[Instructions to follow] Transcribe the material in full. Nothing should differ except that the pictures are left out.

[Given records]
^^^^^^^^^^^^^^^^

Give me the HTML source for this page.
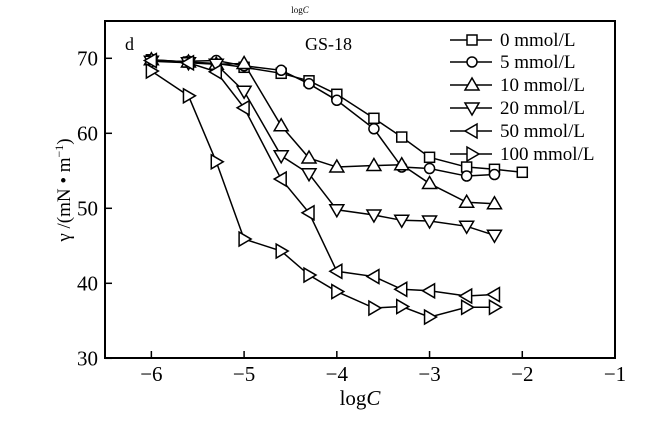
<!DOCTYPE html>
<html><head><meta charset="utf-8"><style>
body{margin:0;background:#fff}
svg{display:block;font-family:"Liberation Serif",serif}
</style></head><body>
<svg id="s" width="645" height="421" viewBox="0 0 645 421" xmlns="http://www.w3.org/2000/svg">
<rect width="645" height="421" fill="#fff"/>
<text x="300" y="13" font-size="9" text-anchor="middle">log<tspan font-style="italic">C</tspan></text>
<rect x="105" y="21" width="510" height="337" fill="none" stroke="#000" stroke-width="2"/>
<text x="125" y="50" font-size="18">d</text>
<text x="305" y="50" font-size="18">GS-18</text>
<text transform="translate(70,190) rotate(-90)" font-size="19" text-anchor="middle">γ /(mN • m<tspan dy="-7" font-size="12">−1</tspan><tspan dy="7">)</tspan></text>
<text x="360" y="405" font-size="21" text-anchor="middle">log<tspan font-style="italic">C</tspan></text>
<g id="g"></g>
</svg>
<script>
const X=v=>105+(v+6.5)*92.73, Y=v=>58.3+(70-v)*7.5;
const g=document.getElementById('g');let h='';
for(const t of [-6,-5,-4,-3,-2,-1]){h+=`<line x1="${X(t)}" y1="358" x2="${X(t)}" y2="351" stroke="#000" stroke-width="1.5"/><text x="${X(t)}" y="381" font-size="21" text-anchor="middle">−${-t}</text>`;}
for(const t of [30,40,50,60,70]){h+=`<line x1="105" y1="${Y(t)}" x2="112" y2="${Y(t)}" stroke="#000" stroke-width="1.5"/><text x="98" y="${Y(t)+7}" font-size="21" text-anchor="end">${t}</text>`;}
const xs=[-6,-5.6,-5.3,-5,-4.6,-4.3,-4,-3.6,-3.3,-3,-2.6,-2.3,-2];
const D=[
['sq',[69.8,69.5,69.3,68.8,68,67,65.2,62,59.5,56.8,55.5,55.2,54.8]],
['ci',[69.6,69.6,69.7,69,68.4,66.6,64.4,60.6,55.5,55.3,54.3,54.5]],
['up',[69.8,69.5,69.2,69.3,61,56.7,55.5,55.7,55.8,53.3,50.8,50.6]],
['dn',[69.6,69.4,69.2,65.6,57,54.6,49.8,49.1,48.4,48.3,47.6,46.4]],
['lt',[69.7,69.4,68.2,63.4,53.9,49.4,41.6,40.9,39.2,39,38.3,38.5]],
['rt',[68.3,65,56.2,45.9,44.3,41.1,38.9,36.7,36.9,35.5,36.8,36.8]]];
function mk(t,x,y){const s='fill="#fff" stroke="#000" stroke-width="1.5"';
if(t=='sq')return `<rect x="${x-5}" y="${y-5}" width="10" height="10" ${s}/>`;
if(t=='ci')return `<circle cx="${x}" cy="${y}" r="5" ${s}/>`;
if(t=='up')return `<polygon points="${x},${y-7} ${x-7},${y+5} ${x+7},${y+5}" ${s}/>`;
if(t=='dn')return `<polygon points="${x},${y+7} ${x-7},${y-5} ${x+7},${y-5}" ${s}/>`;
if(t=='lt')return `<polygon points="${x-7},${y} ${x+5},${y-7} ${x+5},${y+7}" ${s}/>`;
return `<polygon points="${x+7},${y} ${x-5},${y-7} ${x-5},${y+7}" ${s}/>`;}
let lines='',marks='';
for(const [t,ys] of D){const p=ys.map((v,i)=>X(xs[i])+','+Y(v)).join(' ');
lines+=`<polyline points="${p}" fill="none" stroke="#000" stroke-width="1.5"/>`;
ys.forEach((v,i)=>marks+=mk(t,X(xs[i]),Y(v)));}
const L=['0 mmol/L','5 mmol/L','10 mmol/L','20 mmol/L','50 mmol/L','100 mmol/L'];
const ly=[40,62,85,108,131,154];
L.forEach((s,i)=>{marks+=`<line x1="450" y1="${ly[i]}" x2="492" y2="${ly[i]}" stroke="#000" stroke-width="1.5"/>`+mk(D[i][0],472,ly[i])+`<text x="500" y="${ly[i]+6}" font-size="19">${s}</text>`;});
g.innerHTML=h+lines+marks;
</script>
</body></html>
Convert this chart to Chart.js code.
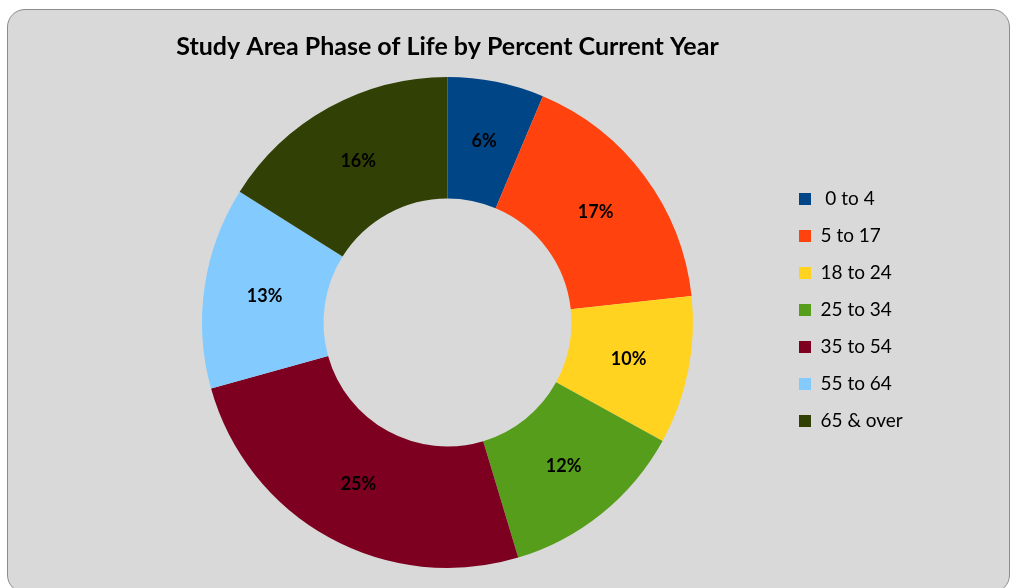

^^^^^^^^^^^^^^^^

[Exercise response]
Give me the HTML source for this page.
<!DOCTYPE html>
<html><head><meta charset="utf-8"><style>
body{margin:0;background:#fff}
svg{display:block;font-family:"Liberation Serif",serif}
</style></head><body>
<svg id="s" width="645" height="421" viewBox="0 0 645 421" xmlns="http://www.w3.org/2000/svg">
<rect width="645" height="421" fill="#fff"/>
<text x="300" y="13" font-size="9" text-anchor="middle">log<tspan font-style="italic">C</tspan></text>
<rect x="105" y="21" width="510" height="337" fill="none" stroke="#000" stroke-width="2"/>
<text x="125" y="50" font-size="18">d</text>
<text x="305" y="50" font-size="18">GS-18</text>
<text transform="translate(70,190) rotate(-90)" font-size="19" text-anchor="middle">γ /(mN • m<tspan dy="-7" font-size="12">−1</tspan><tspan dy="7">)</tspan></text>
<text x="360" y="405" font-size="21" text-anchor="middle">log<tspan font-style="italic">C</tspan></text>
<g id="g"></g>
</svg>
<script>
const X=v=>105+(v+6.5)*92.73, Y=v=>58.3+(70-v)*7.5;
const g=document.getElementById('g');let h='';
for(const t of [-6,-5,-4,-3,-2,-1]){h+=`<line x1="${X(t)}" y1="358" x2="${X(t)}" y2="351" stroke="#000" stroke-width="1.5"/><text x="${X(t)}" y="381" font-size="21" text-anchor="middle">−${-t}</text>`;}
for(const t of [30,40,50,60,70]){h+=`<line x1="105" y1="${Y(t)}" x2="112" y2="${Y(t)}" stroke="#000" stroke-width="1.5"/><text x="98" y="${Y(t)+7}" font-size="21" text-anchor="end">${t}</text>`;}
const xs=[-6,-5.6,-5.3,-5,-4.6,-4.3,-4,-3.6,-3.3,-3,-2.6,-2.3,-2];
const D=[
['sq',[69.8,69.5,69.3,68.8,68,67,65.2,62,59.5,56.8,55.5,55.2,54.8]],
['ci',[69.6,69.6,69.7,69,68.4,66.6,64.4,60.6,55.5,55.3,54.3,54.5]],
['up',[69.8,69.5,69.2,69.3,61,56.7,55.5,55.7,55.8,53.3,50.8,50.6]],
['dn',[69.6,69.4,69.2,65.6,57,54.6,49.8,49.1,48.4,48.3,47.6,46.4]],
['lt',[69.7,69.4,68.2,63.4,53.9,49.4,41.6,40.9,39.2,39,38.3,38.5]],
['rt',[68.3,65,56.2,45.9,44.3,41.1,38.9,36.7,36.9,35.5,36.8,36.8]]];
function mk(t,x,y){const s='fill="#fff" stroke="#000" stroke-width="1.5"';
if(t=='sq')return `<rect x="${x-5}" y="${y-5}" width="10" height="10" ${s}/>`;
if(t=='ci')return `<circle cx="${x}" cy="${y}" r="5" ${s}/>`;
if(t=='up')return `<polygon points="${x},${y-7} ${x-7},${y+5} ${x+7},${y+5}" ${s}/>`;
if(t=='dn')return `<polygon points="${x},${y+7} ${x-7},${y-5} ${x+7},${y-5}" ${s}/>`;
if(t=='lt')return `<polygon points="${x-7},${y} ${x+5},${y-7} ${x+5},${y+7}" ${s}/>`;
return `<polygon points="${x+7},${y} ${x-5},${y-7} ${x-5},${y+7}" ${s}/>`;}
let lines='',marks='';
for(const [t,ys] of D){const p=ys.map((v,i)=>X(xs[i])+','+Y(v)).join(' ');
lines+=`<polyline points="${p}" fill="none" stroke="#000" stroke-width="1.5"/>`;
ys.forEach((v,i)=>marks+=mk(t,X(xs[i]),Y(v)));}
const L=['0 mmol/L','5 mmol/L','10 mmol/L','20 mmol/L','50 mmol/L','100 mmol/L'];
const ly=[40,62,85,108,131,154];
L.forEach((s,i)=>{marks+=`<line x1="450" y1="${ly[i]}" x2="492" y2="${ly[i]}" stroke="#000" stroke-width="1.5"/>`+mk(D[i][0],472,ly[i])+`<text x="500" y="${ly[i]+6}" font-size="19">${s}</text>`;});
g.innerHTML=h+lines+marks;
</script>
</body></html>
Convert this chart to Chart.js code.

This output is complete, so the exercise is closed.